The impact of the loss of a Controller depends on whether the Controller is deployed as a standalone or as part of a three-node Controller cluster. A Controller failure can occur for various reasons, such as a software failure or failure in the underlying hardware. A Controller can also fail by losing connectivity to the networks containing the rest of the NSX Advanced Load Balancer infrastructure.

Controller Cluster

In a Controller cluster, the three Controllers divide the workload among themselves. If one Controller fails, the remaining two Controllers continue operations as normal with no impact to data plane traffic.

If the failed Controller was the cluster leader, one of the remaining Controllers takes over as cluster leader. This change in leadership has no direct impact on operations. If the Controller cluster IP address has been created, that IP address will move to the new leader, which will begin ARPing (advertising) the address.

Cluster Quorum

A Controller cluster requires at least two of its three nodes to be up, in order to maintain quorum. This eliminates the “split brain” scenario in which two devices are simultaneously active (primary) with potentially conflicting configuration updates.
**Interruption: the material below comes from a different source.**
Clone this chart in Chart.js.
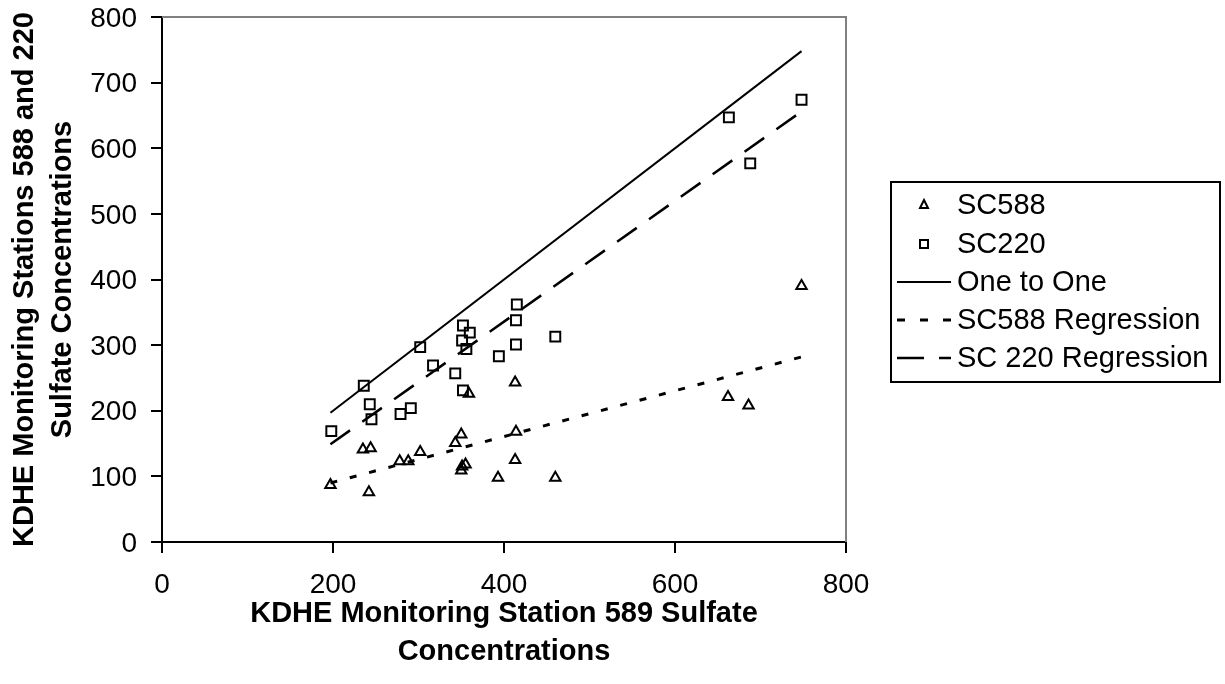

If a Controller is still online, but has merely lost contact with the other Controllers, it will no longer be part of the cluster until it has regained connectivity. So if one Controller and multiple Service Engines are created in each of the three data centers, and one data center has lost connectivity to the other two data centers, the Controller at the isolated data center will not accept configuration changes as a standalone. The isolated Controller must either reconnect with the cluster or be formally demoted to a standalone.

Replacing a Failed Controller

If Controller failure is a permanent state, take the following actions to remove the Controller and restore full high availability to the cluster.

If the Controller was in a virtual machine, delete the VM from the cloud orchestrator.
From the web interface of another Controller that is still up, delete the IP address of the failed Controller. Navigate to Administration > Controller.
Install a new Controller.

Note:
Do not log into the web interface of the new Controller. Only perform initial setup such as selecting the cloud orchestrator.
From the existing Controller, add the IP address of the new Controller. After a few minutes, the status of the cluster must turn green.

Standalone Controller

In a standalone Controller configuration, a Controller failure leaves the NSX Advanced Load Balancer system in a headless state. In a headless state, existing Service Engines (SEs) will continue to operate with the last instructions they were given.

No new configuration changes are possible until a Controller is restored. This can be done by rebuilding a new Controller, which is disruptive to existing connections, or by bringing the existing Controller back online, which is transparent to existing data traffic.

While in a headless state, SEs will attempt to buffer client logs if sufficient disk space is available. If a Controller is temporarily offline, such as when the Controller’s host is rebooted, the SEs will reconnect after the Controller returns, allowing the buffered client logs to be retrieved.